White sourdough with a little wholemeal mash
Recently Andy sent me a link to a pdf that discussed the effects of the addition of small percentages of pregelatinized flour to a loaf. The particularity was that the flour (preferrably wholemeal) is supposed to be kept at a temperature that would favor alpha-amylase activity without inhibiting beta-amylase, the usual 65°C, in order to develop sugars (to boost fermentation and increase volume) and dextrins (that should relent staling). Few weeks ago I made my first loaf with the technique of water roux that gave me a very airy and light loaf with absolutely no taste, so I decided to retry substituting the roux with the mash and see what would come out.
I only changed the percentage of gelatinized flour (almost 10%) and the hydratation of the mash (3:1, as in typical beer-making).
This is how I proceeded:
-I prepared the mash with 40 gr of wholemeal flour mixed with 120 gr of water heated to 75°C. The final temperature of the mash was exactly 65°C. I kept the mash enveloped in a blanket of pile for the duration of the preferment (below).
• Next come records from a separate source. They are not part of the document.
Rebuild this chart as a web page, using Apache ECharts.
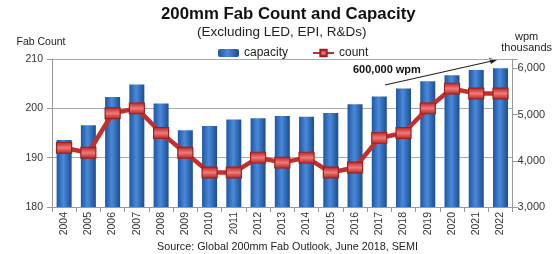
<!DOCTYPE html>
<html>
<head>
<meta charset="utf-8">
<script src="https://cdn.jsdelivr.net/npm/echarts@6/dist/echarts.min.js"></script>
<style>
  html, body { margin: 0; padding: 0; background: #fff; }
  #fabChart { width: 555px; height: 254px; }
</style>
</head>
<body>
<div id="fabChart"></div>
<script>
  // values
  var years = ['2004', '2005', '2006', '2007', '2008', '2009', '2010', '2011', '2012', '2013',
    '2014', '2015', '2016', '2017', '2018', '2019', '2020', '2021', '2022'];
  // capacity, wpm thousands (right axis)
  var capacity = [4450, 4770, 5380, 5650, 5240, 4660, 4750, 4890, 4920, 4970,
    4950, 5030, 5220, 5390, 5560, 5720, 5850, 5960, 6000];
  // fab count (left axis)
  var count = [192, 191, 199, 200, 195, 191, 187, 187, 190, 189,
    190, 187, 188, 194, 195, 200, 204, 203, 203];

  var font = 'Liberation Sans, Arial, sans-serif';

  var option = {
    animation: false,
    textStyle: { fontFamily: font },
    title: [{
      text: '200mm Fab Count and Capacity',
      left: 156,
      top: 1,
      textStyle: { fontSize: 16.8, fontWeight: 'bold', color: '#111', fontFamily: font }
    }, {
      text: '(Excluding LED, EPI, R&Ds)',
      left: 192,
      top: 20,
      textStyle: { fontSize: 13.5, fontWeight: 'normal', color: '#222', fontFamily: font }
    }, {
      text: 'Source: Global 200mm Fab Outlook, June 2018, SEMI',
      left: 152,
      top: 237,
      textStyle: { fontSize: 10.8, fontWeight: 'normal', color: '#222', fontFamily: font }
    }],
    legend: {
      top: 42,
      left: 213,
      itemGap: 24,
      itemWidth: 21,
      itemHeight: 8,
      textStyle: { fontSize: 12, color: '#222', fontFamily: font },
      data: ['capacity', 'count']
    },
    grid: { left: 52, right: 40, top: 59, bottom: 47 },
    xAxis: {
      type: 'category',
      data: years,
      axisLine: { lineStyle: { color: '#999' } },
      axisTick: { show: true, lineStyle: { color: '#999' } },
      axisLabel: { rotate: 90, fontSize: 10.5, color: '#333', margin: 5 }
    },
    yAxis: [{
      type: 'value',
      name: 'Fab Count',
      nameLocation: 'end',
      nameGap: 11,
      nameTextStyle: { fontSize: 10.5, color: '#222', align: 'center', padding: [0, 22, 0, 0] },
      min: 180,
      max: 210,
      interval: 10,
      axisLine: { show: true, lineStyle: { color: '#999' } },
      axisTick: { show: true, lineStyle: { color: '#999' } },
      axisLabel: { fontSize: 10.5, color: '#333', margin: 9 },
      splitLine: { lineStyle: { color: '#aaa' } }
    }, {
      type: 'value',
      name: 'wpm\nthousands',
      nameLocation: 'end',
      nameGap: 6,
      nameTextStyle: { fontSize: 11, color: '#222', align: 'center', lineHeight: 11, padding: [0, 0, 0, 28] },
      min: 3000,
      max: 6200,
      interval: 1000,
      axisLine: { show: true, lineStyle: { color: '#999' } },
      axisTick: { show: true, lineStyle: { color: '#999' } },
      axisLabel: {
        fontSize: 11,
        color: '#333',
        margin: 5,
        formatter: function (v) {
          if (v % 1000 !== 0) return '';
          return String(v).replace(/\B(?=(\d{3})+(?!\d))/g, ',');
        }
      },
      splitLine: { show: false }
    }],
    series: [{
      name: 'capacity',
      type: 'bar',
      yAxisIndex: 1,
      data: capacity,
      barWidth: 15,
      itemStyle: {
        color: new echarts.graphic.LinearGradient(0, 0, 1, 0, [
          { offset: 0, color: '#1d55a3' },
          { offset: 0.45, color: '#4a8ad8' },
          { offset: 1, color: '#1b4c92' }
        ])
      }
    }, {
      name: 'count',
      type: 'line',
      yAxisIndex: 0,
      data: count,
      symbol: 'rect',
      symbolSize: [15, 11],
      lineStyle: { color: '#c0302e', width: 4.5 },
      itemStyle: {
        color: new echarts.graphic.LinearGradient(0, 0, 0, 1, [
          { offset: 0, color: '#b3201f' },
          { offset: 0.5, color: '#f07a78' },
          { offset: 1, color: '#b3201f' }
        ]),
        borderColor: '#9c1f1d',
        borderWidth: 1
      }
    }],
    graphic: [{
      type: 'text',
      left: 353,
      top: 64,
      style: { text: '600,000 wpm', font: 'bold 11px ' + font, fill: '#111' }
    }, {
      type: 'line',
      shape: { x1: 385, y1: 85, x2: 492, y2: 61 },
      style: { stroke: '#222', lineWidth: 1.2 }
    }, {
      type: 'polygon',
      shape: { points: [[497, 60], [489, 58], [491, 64]] },
      style: { fill: '#222' }
    }]
  };

  var fabChart = echarts.init(document.getElementById('fabChart'));
  fabChart.setOption(option);
</script>
</body>
</html>
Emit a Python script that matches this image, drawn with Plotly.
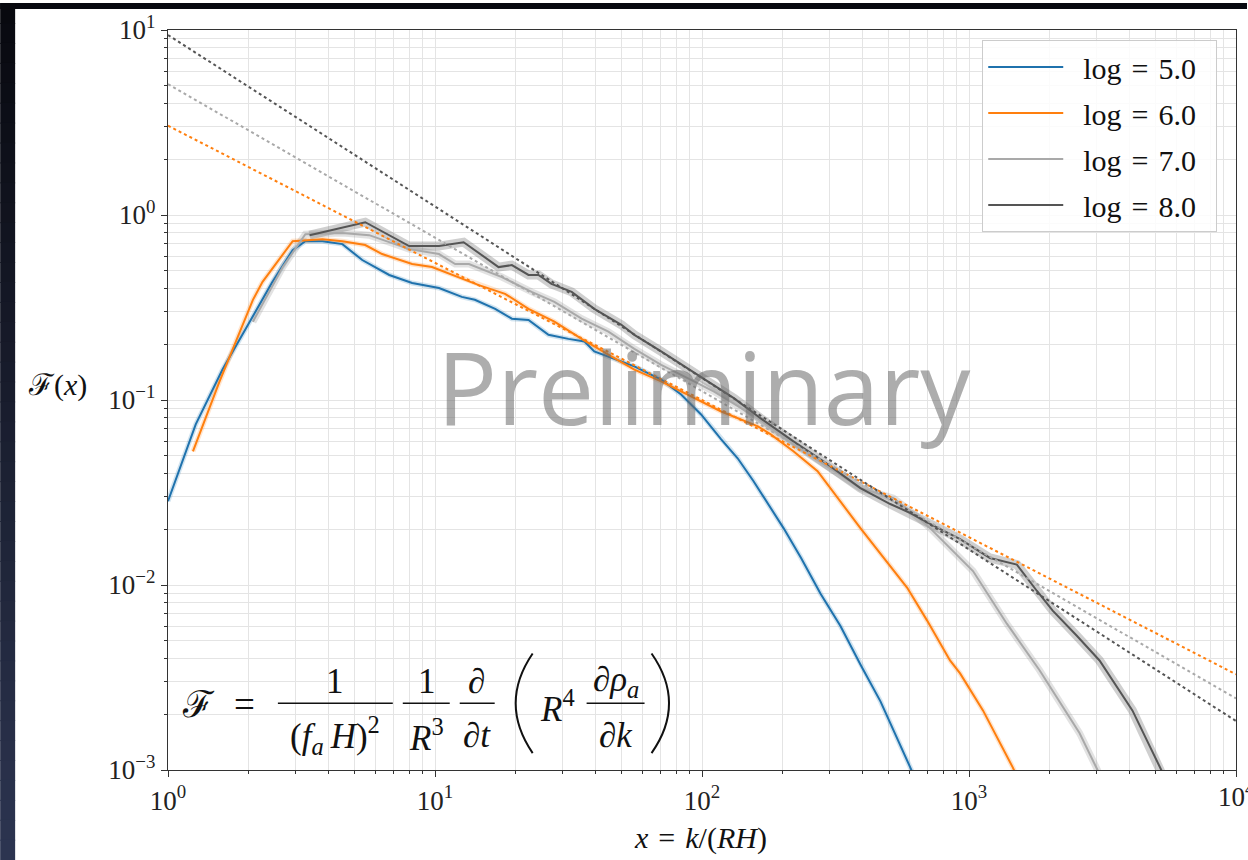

At the end it was sweetish and quite liquid.
-70 gr of preferment at 75% hidratation (half durum and half soft wheat flours)
After 10 hours I dissolved the mash and the preferment in 130 gr of water, then I added 360 of soft wheat flour per pizza, let autolyze for 30 minutes, finally I added 10 gr of salt and gave 5 rounds of folds every 30 minutes using some peanut oil to help me. When it was time (the dough itself woke me up at 6 am) I baked the loaf at 180°C starting from cold oven.
As with the other bread the crumb came out so soft (but more airy!) that it's immaterial, even difficult to slice as the picture shows. The crust was hard, but it softened too much during the rest (how can I sort out this recurring problem?). The aroma is really good. The taste...uhm, so and so, barely worth the effort: there's some sweet tone, but I'm definitively inclined to rejoin for good the dark side.
Well, not exactly a success but I HAD to testimony it.